マカオのカジノで短時間内に約3千万円分の偽造チップ使われる…中国人犯罪グループが関与

 このほどマカオ・コタイ地区にある統合型リゾート(IR)併設カジノ施設でわずか十数分の間に額面162万香港ドル(日本円換算:約3065万円)分の偽造ゲーミング(カジノ)チップが使われる事件が発生した。(カジノ施設側がマカオ司法警察局に報告した被害額)

 マカオ司法警察局が1月23日に発表した内容によれば、同月20日午後11時頃、ゲーミングテーブルでシフトに就いていたディーラーがチップ置き場の中にある額面1万香港ドル(約19万円)のチップ25枚が偽造であることに気づき、これを使ったとして警備員が男4人の身柄を取り押さえ、同局に通報したとのこと。

 その後、同局の警察官が現場で調査を進めていた際、キャッシャーと呼ばれるチップと現金の交換カウンターで偽造チップを使って両替しようとしていた別の男1人の身柄を確保するに至ったという。

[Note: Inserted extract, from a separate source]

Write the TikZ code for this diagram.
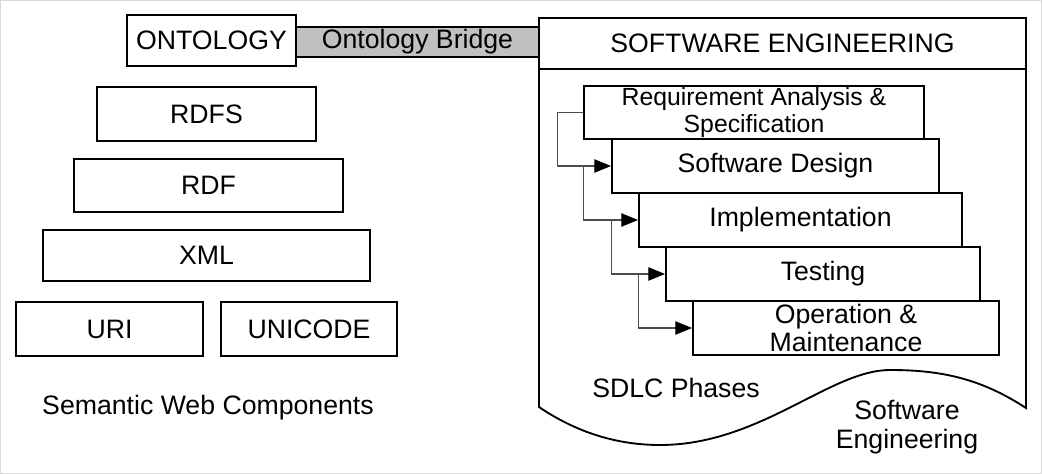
\documentclass[tikz,border=0pt]{standalone}
\usepackage{fontspec}
\setmainfont{Liberation Sans}
\usetikzlibrary{arrows.meta}

\tikzset{every picture/.style={line width=1.4pt}}
\tikzset{
  layer/.style 2 args={draw, inner sep=0pt, minimum width=#1*0.75pt, minimum height=#2*0.75pt, font=\fontsize{20}{22}\selectfont},
  phase/.style 2 args={layer={#1}{#2}, align=center, font=\fontsize{20}{21.5}\selectfont},
  label/.style={inner sep=0.75pt, align=center, font=\fontsize{20}{21.7}\selectfont},
  flow/.style={line width=0.8pt, black!70, -{Triangle[length=12.5pt,width=10pt,black]}}
}

\begin{document}
\begin{tikzpicture}[x=0.75pt,y=0.75pt,yscale=-1,xscale=1]
\useasboundingbox (0,0) rectangle (1042,474);
%frame
\draw [line width=0.75pt, black!15] (0.5,0.5) rectangle (1041.5,473.5);

%Semantic web stack
\node [layer={243}{30}, fill={rgb,255:red,192;green,192;blue,192}] (bridge) at (417.5,42) {Ontology Bridge};
\node [layer={169}{51}, fill=white] (onto) at (211.5,40.5) {ONTOLOGY};
\node [layer={219}{54}] (rdfs) at (206.5,114) {RDFS};
\node [layer={269}{53}] (rdf) at (208.5,185.5) {RDF};
\node [layer={327}{51}] (xml) at (206.5,255.5) {XML};
\node [layer={187}{54}] (uri) at (109.5,329) {URI};
\node [layer={176}{54}] (uni) at (309,329) {UNICODE};
% Text Node
\node [label] (swc) at (208,408) {Semantic Web Components};

%Software engineering document shape
\draw (539,69) -- (539,407) .. controls (570,428) and (610,445) .. (660,445) .. controls (760,445) and (830,370) .. (890,370) .. controls (940,370) and (980,378) .. (1026,408) -- (1026,69) ;
\node [layer={487}{51}] (se) at (782.5,43.5) {SOFTWARE ENGINEERING};

%SDLC phases
\node [phase={340}{53}, font=\fontsize{18.6}{20.3}\selectfont] (req) at (754,112.5) {Requirement Analysis \&\\Specification};
\node [phase={327}{54}] (des) at (775.5,166) {Software Design};
\node [phase={323}{54}] (imp) at (800.5,220) {Implementation};
\node [phase={314}{54}] (tst) at (823,274) {Testing};
\node [phase={306}{54}] (opm) at (846,328) {Operation \&\\Maintenance};

%Straight Lines
\draw [flow] (req.west) -- ++(-26,0) |- (des.west) ;
\draw [flow] (req.west |- des.west) |- (imp.west) ;
\draw [flow] (des.west |- imp.west) |- (tst.west) ;
\draw [flow] (imp.west |- tst.west) |- (opm.west) ;

% Text Node
\node [label] (sdlc) at (676,388) {SDLC Phases};
% Text Node
\node [label] (selbl) at (907,427) {Software\\Engineering};

\end{tikzpicture}
\end{document}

 上述の男5人はいずれも中国人(中国本土居民)で、同一犯罪グループのメンバーとみられるとした。

 なお、今回の事件で使われた偽造チップについて、当該カジノ施設のチップは額面100香港ドルと1万香港ドルのものの色味が似ており、被疑者らは識別タグの付いた本物の100香港ドルのチップの額面を1万香港ドルに”改装”していたとのこと。

 同局がカジノ施設の監視カメラ映像を分析した結果、グループのメンバーは2つのチームに分かれてバカラのゲーミングテーブルで短時間の間に大量の偽造チップを使い、各テーブルで17万香港ドル(約322万円)分、105万香港ドル(約1987万円)分の本物のチップを獲得していたという。

 グループのうち幹部メンバーとみられる数名については、ディーラーが偽造チップに気づき、詳細検査を行っている状況から、露見したとみて10万香港ドル分の本物のチップを持って中国本土へ逃走したが、うち3人が逃走先の広東省珠海市と中山市で中国公安当局により逮捕され、同局では本件に絡む逃走中の人物は少なくとも1人で、その行方を追うとともに、グループの余罪や活動期間、偽造チップの制作方法等について捜査を進めるとした。

 マカオで逮捕に成功した男5人は同局の調べに対し、チップが偽造のものとは知らず、報酬目当てで他人の指示を受けカジノでプレイしたと供述したとのこと。同局は5人を組織犯罪及び相当巨額詐欺罪で検察院送致する方針。

 カジノチップはカジノテーブルでベットする際に使われるツールで、テーブルで額面の異なると両替したり、カジノフロアにあるキャッシャーで容易に額面の現金と交換することができる。つまり、現金そのもの。マカオでは、しばしばチップを狙った犯罪が発生している。